Within 10 minutes the vat had gone from grey through green to yellow

By 25 minutes, there was blue foam forming on the top and a coppery scum developing - much like my rising levels of excitement!

After 30 minutes the foam had turned dark blue

Left: Vat at 25 mins, Right at 45 mins containing cotton
At 45 minutes, the vat should be ready, according to the instructions. The pH was still 11 and remained at that level throughout the dye session.
I put in a cotton wool ball and a piece of cotton in the vat which now had the sherry colour that one expects from woad

The first dip, airing

The second dip for cotton (large piece) and first for linen

Third dip for cotton and second for linen

All in all, very successful and the vat is by no means exhausted, so I will go on until one of us gives up! What I'm not sure about is how to revive such a vat - there's no problem with reviving more usual vats. I warm them up, correct the alkalinity and put some reducing agent in and they come round. This will need some experimentation, I think


  1. Brilliant, Jane. It's the first thing I want to do when we move. No time at the moment.

  2. I read through this several times, but didn't see any temps you used? apparently the vat seems to be temperature-sensitive (at least from what I read in other blogs...) - could you clarify please? thanks - and happy dyeing from the west of ireland:)

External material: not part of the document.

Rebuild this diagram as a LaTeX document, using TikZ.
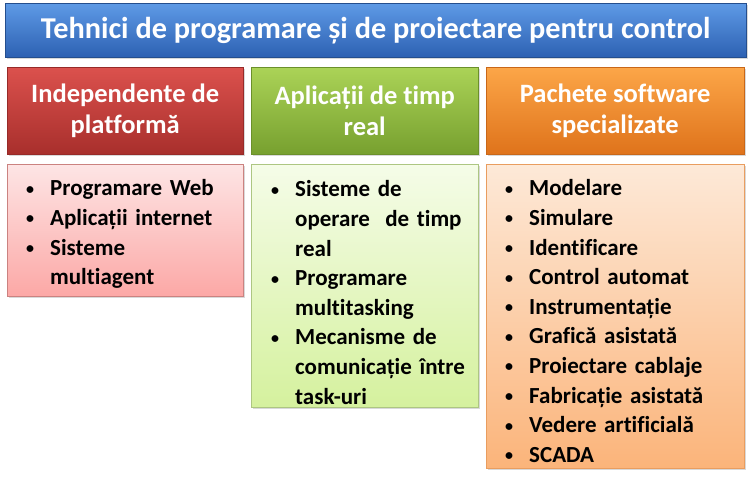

  3. Well, Michel said that he started the vat at 80 C and we all thought that sounded a bit warm, but on reflection I wonder if it is to melt the fructose?

    So I started mine hot - not sure about the exact temperature but hotter than I would usually have a vat - and it went on working even when it had cooled down significantly. It continues to work when warmed up slightly but I have reservations about the fastness of the colour. It wasn't very lightfast in my conservatory.